» **Your task**: Transcribe every line from the top down to the line with "from matplotlib.transforms import", both ends included, but not the pictures.
# Start of Material to process
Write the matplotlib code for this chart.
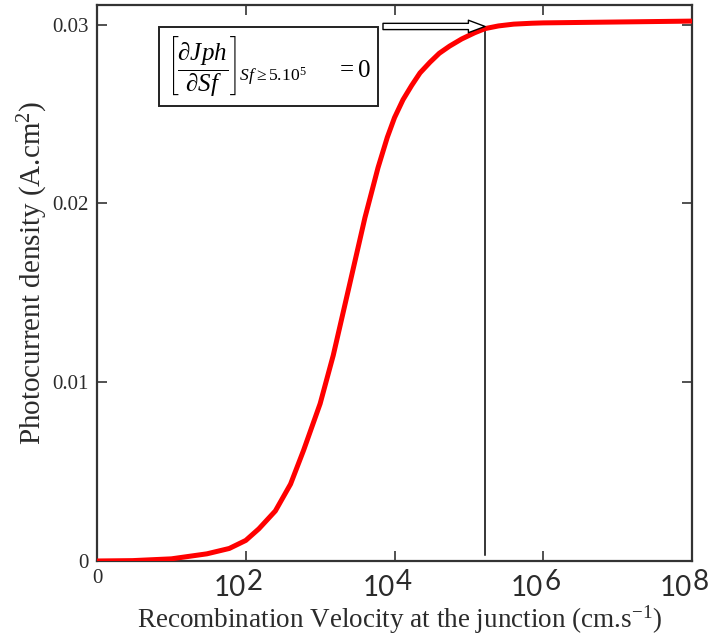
import numpy as np
import matplotlib.pyplot as plt
from matplotlib.transforms import blended_transform_factory, offset_copy

# values (Sf in cm/s, Jph in A/cm2)
sf = [1, 3, 10, 30, 60, 100, 150, 250, 400, 600, 1000, 1500, 2500, 4000,
      6000, 8000, 1e4, 1.3e4, 1.7e4, 2.2e4, 3e4, 4e4, 5.5e4, 8e4, 1.2e5,
      1.65e5, 2.5e5, 4e5, 7e5, 1e6, 1e7, 1e8]
jph = [0.0, 0.00002, 0.00012, 0.0004, 0.0007, 0.00115, 0.0018, 0.0028,
       0.0043, 0.0062, 0.0088, 0.0115, 0.0155, 0.0192, 0.0220, 0.0237,
       0.0248, 0.0258, 0.0266, 0.0273, 0.0279, 0.0284, 0.0288, 0.0292,
       0.02955, 0.02978, 0.02993, 0.03003, 0.03008, 0.0301, 0.03015, 0.0302]
sf_limit = 1.65e5
decades = [1e2, 1e4, 1e6, 1e8]
exponents = ['2', '4', '6', '8']
yticks = [0, 0.01, 0.02, 0.03]
ylabels = ['0', '0.01', '0.02', '0.03']

plt.rcParams['mathtext.fontset'] = 'custom'
plt.rcParams['mathtext.rm'] = 'Liberation Serif'
plt.rcParams['mathtext.it'] = 'Liberation Serif:italic'

txt = '#2b2b2b'
fig = plt.figure(figsize=(7.16, 6.42), dpi=100)
ax = fig.add_axes([0.1355, 0.1262, 0.831, 0.866])

ax.plot(sf, jph, color='#ff0000', lw=3.6, solid_capstyle='butt',
        solid_joinstyle='round', zorder=3)
ax.plot([sf_limit, sf_limit], [0.00035, 0.0298], color='black', lw=1.1)

ax.set_xscale('log')
ax.set_xlim(1, 1e8)
ax.set_ylim(0, 0.0311)
ax.set_xticks([1] + decades)
ax.set_xticklabels(['0', '', '', '', ''])
ax.minorticks_off()
ax.set_yticks(yticks)
ax.set_yticklabels(ylabels)
ax.tick_params(direction='in', length=7, width=1.1, top=True, right=True,
               labelsize=15, labelcolor=txt, color='#222222', pad=6)
for lab in ax.get_xticklabels() + ax.get_yticklabels():
    lab.set_family('Liberation Serif')
for s in ax.spines.values():
    s.set_linewidth(1.6)
    s.set_color('#333333')

# decade labels in large sans, exponent at nearly full size
tr = blended_transform_factory(ax.transData, ax.transAxes)
for d, e in zip(decades, exponents):
    ax.text(d, 0, '10', transform=offset_copy(tr, fig, x=0, y=-14, units='dots'),
            ha='right', va='top', fontsize=20, family='Lato', color=txt)
    ax.text(d, 0, e, transform=offset_copy(tr, fig, x=1, y=-8, units='dots'),
            ha='left', va='top', fontsize=20, family='Lato', color=txt)

fig.text(0.558, 0.034, r'Recombination Velocity at the junction (cm.s$^{\mathregular{-1}}$)',
         family='Liberation Serif', fontsize=19.5, color=txt, ha='center', va='center')
fig.text(0.046, 0.575, r'Photocurrent density (A.cm$^{\mathregular{2}}$)',
         family='Liberation Serif', fontsize=21, color=txt, ha='center', va='center',
         rotation=90)

# annotation box and arrow
ax.text(0.117, 0.89,
        r'$\left[\dfrac{\partial Jph}{\partial Sf}\right]_{Sf\geq 5.10^{5}}\ \ \ \ \ = 0$',
        transform=ax.transAxes, fontsize=18, va='center', ha='left', color='black',
        bbox=dict(boxstyle='square,pad=0.3', fc='white', ec='#222222', lw=1.4))
ax.annotate('', xy=(sf_limit, 0.0299), xytext=(7000, 0.0299),
            arrowprops=dict(arrowstyle='simple,head_length=1.2,head_width=0.9,tail_width=0.45',
                            fc='white', ec='black', lw=1.0, shrinkA=0, shrinkB=0))

fig.savefig('out.png', dpi=100)
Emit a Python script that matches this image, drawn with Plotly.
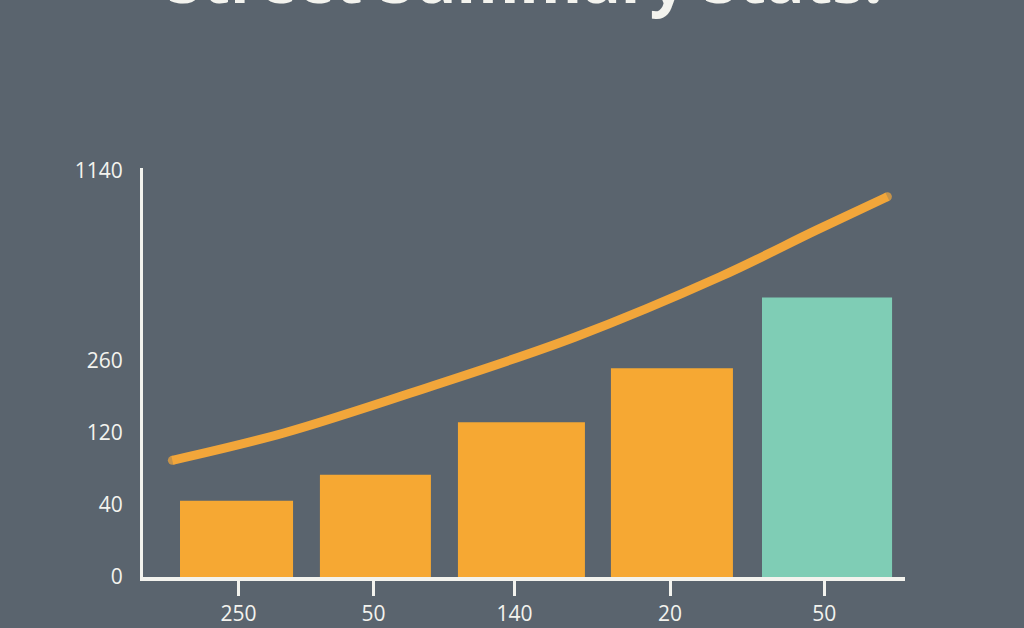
import plotly.graph_objects as go

# bar chart values (in axis units of the stretched y scale)
x_labels = ["250", "50", "140", "20", "50"]
bar_values = [1.06, 1.42, 2.15, 2.90, 3.88]
bar_colors = ["#f6a833", "#f6a833", "#f6a833", "#f6a833", "#7fcdb5"]

# trend curve
line_x = [-0.44, 0.32, 1.31, 2.30, 3.29, 3.95, 4.43]
line_y = [1.62, 2.00, 2.64, 3.33, 4.17, 4.82, 5.28]

y_ticktext = ["0", "40", "120", "260", "1140"]
y_tickvals = [0, 1, 2, 3, 5.64]

# title is mostly cut off at the top of the reference
title_text = "Street Summary Stats."

bg = "#5a646e"
fg = "#f3f3ee"

fig = go.Figure()
fig.add_trace(go.Bar(
    x=list(range(len(bar_values))), y=bar_values,
    # bars are not evenly spaced in the original
    width=[0.77, 0.756, 0.865, 0.831, 0.886],
    offset=[-0.388, -0.435, -0.495, -0.453, -0.424],
    marker=dict(color=bar_colors, line=dict(width=0)),
))
fig.add_trace(go.Scatter(
    x=line_x, y=line_y, mode="lines+markers",
    line=dict(color="#f2a63a", width=9, shape="spline"),
    marker=dict(color="#f2a63a", size=[9, 0, 0, 0, 0, 0, 9], line=dict(width=0)),
))

fig.add_annotation(
    text="<b>" + title_text + "</b>", xref="paper", yref="paper",
    x=0.5, y=1.352, yanchor="bottom", showarrow=False,
    font=dict(family="Open Sans", size=64, color=fg),
)

fig.update_layout(
    width=1024, height=628,
    paper_bgcolor=bg, plot_bgcolor=bg,
    margin=dict(l=143, r=119, t=168, b=51),
    showlegend=False,
    font=dict(family="Open Sans", size=21, color=fg),
    xaxis=dict(
        range=[-0.64, 4.55], showgrid=False, zeroline=False, automargin=False,
        showline=True, linecolor=fg, linewidth=4,
        tickvals=[0.01, 0.93, 1.89, 2.95, 4.0], ticktext=x_labels,
        ticks="outside", ticklen=15, tickwidth=3, tickcolor=fg,
        ticklabelstandoff=0,
    ),
    yaxis=dict(
        range=[0, 5.68], showgrid=False, zeroline=False, automargin=False,
        showline=True, linecolor=fg, linewidth=3,
        tickvals=y_tickvals, ticktext=y_ticktext, ticks="",
        ticklabelstandoff=13,
    ),
)

fig.write_html(
    "out.html",
    config={"displayModeBar": False},
    post_script="document.body.style.margin='0';document.body.style.overflow='hidden';",
)
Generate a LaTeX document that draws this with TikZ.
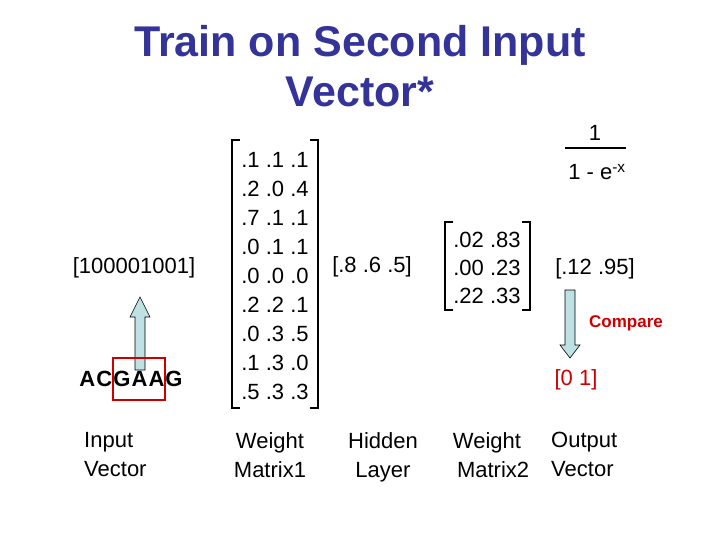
\documentclass[tikz,border=0pt]{standalone}
\usepackage{fontspec}
\setmainfont{Liberation Sans}
\definecolor{ttl}{RGB}{51,51,153}
\definecolor{cmp}{RGB}{204,0,0}
\definecolor{arr}{RGB}{190,225,228}
\begin{document}
\begin{tikzpicture}[x=1pt,y=-1pt,
 txt/.style={font=\fontsize{22}{26}\selectfont,inner sep=0pt},
 lab/.style={font=\fontsize{22}{29}\selectfont,align=left,inner sep=0pt},
 brk/.style={line width=2pt},
 fat/.style={draw=black,fill=arr,line width=0.6pt}]
\useasboundingbox (0,0) rectangle (720,540);
\node[font=\bfseries\fontsize{43}{50}\selectfont,text=ttl,align=center] (title) at (360,66) {Train on Second Input\\Vector*};
% input
\node[txt] (inv) at (134,268) {[100001001]};
\draw[fat] (135,370) -- (135,317) -- (130,317) -- (140,297) -- (150,317) -- (145,317) -- (145,370) -- cycle;
\node[txt,font=\bfseries\fontsize{22}{26}\selectfont\addfontfeatures{LetterSpace=5}] (seq) at (131,379) {ACGAAG};
\node[draw=cmp,line width=1.5pt,minimum width=52pt,minimum height=42pt] (box) at (139,379) {};
% matrix1
\draw[brk] (240,140) -- (232,140) -- (232,408) -- (240,408);
\draw[brk] (310,140) -- (318,140) -- (318,408) -- (310,408);
\foreach \r [count=\i] in {{.1 .1 .1},{.2 .0 .4},{.7 .1 .1},{.0 .1 .1},{.0 .0 .0},{.2 .2 .1},{.0 .3 .5},{.1 .3 .0},{.5 .3 .3}}
  \node[txt] (m\i) at (275,{131+29*\i}) {\r};
\node[txt] (hid) at (372,267) {[.8 .6 .5]};
% matrix2
\draw[brk] (453,222) -- (445,222) -- (445,310) -- (453,310);
\draw[brk] (522,222) -- (530,222) -- (530,310) -- (522,310);
\node[txt] (n1) at (487,240) {.02 .83};
\node[txt] (n2) at (487,268) {.00 .23};
\node[txt] (n3) at (487,296) {.22 .33};
\node[txt] (out) at (595,269) {[.12 .95]};
% fraction
\node[txt] (num) at (595,133) {1};
\draw[line width=2pt] (565,148) -- (626,148);
\node[txt] (den) at (597,172) {1 - e\textsuperscript{-x}};
% compare
\draw[fat] (565,290) -- (565,345) -- (560,345) -- (570,358) -- (580,345) -- (575,345) -- (575,290) -- cycle;
\node[txt,font=\bfseries\fontsize{17}{20}\selectfont,text=cmp] (cmpl) at (626,323) {Compare};
\node[txt,text=cmp] (tgt) at (576,380) {[0 1]};
% labels
\node[lab,anchor=north west] (l1) at (84,432) {Input\\Vector};
\node[lab,align=center,anchor=north] (l2) at (270,432) {Weight\\ Matrix1};
\node[lab,align=center,anchor=north] (l3) at (383,432) {Hidden\\Layer};
\node[lab,align=center,anchor=north] (l4) at (487,432) {Weight\\ \ \ Matrix2};
\node[lab,anchor=north west] (l5) at (551,432) {Output\\Vector};
\end{tikzpicture}
\end{document}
# End of Material to process
» **Full answer**:
Write the matplotlib code for this chart.
import numpy as np
import matplotlib.pyplot as plt
from matplotlib.transforms import blended_transform_factory, offset_copy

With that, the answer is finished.